The Women of Communication Studies and Foundation Funding

Oct 18, 2018 | by
  • Description

The Bureau of Applied Social Research (BASR) at Columbia University was an important location where Paul F. Lazarsfeld and his researchers developed methods for the statistical analysis of audience interpretation of mass media messages. Although several studies exist of Lazarsfeld and the BASR, no attention has been paid to the numerous women who worked there. In fact, the very history of Communication Studies, with a few exceptions, overlooks the important role women's work played in the development of lasting theories of mediated communication, as well as methods for audience research. By 1949, seven women were listed as members of the BASR on the bureau's letterhead: Jeanette Green, Marie Jahoda, Babette Kass, Patricia L. Kendall, Rose Kohn, Louise Moses, and Patricia J. Salter.
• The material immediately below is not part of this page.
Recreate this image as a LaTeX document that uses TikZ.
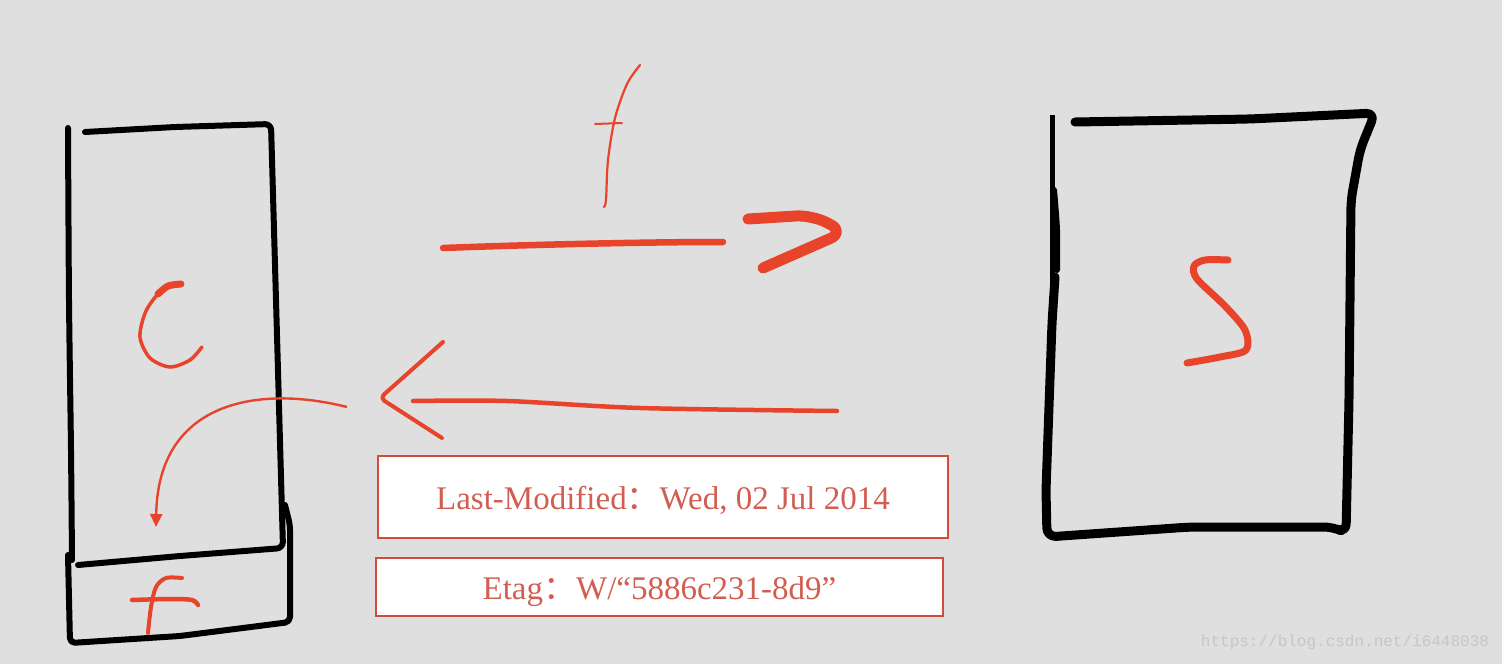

The work histories of these women show that, during the 1940s and 1950s, female social scientists negotiated the pursuit of careers as social scientists with several important pressures. These pressures included gendered expectations regarding female employment, foreclosure of entrance into tenured academic positions, anti-communism of the early Cold War, and foundation-based funding opportunities for research. This research report outlines some of the work histories of the women conducting audience research in the 1940s vis-a-vis foundation-based funding opportunities.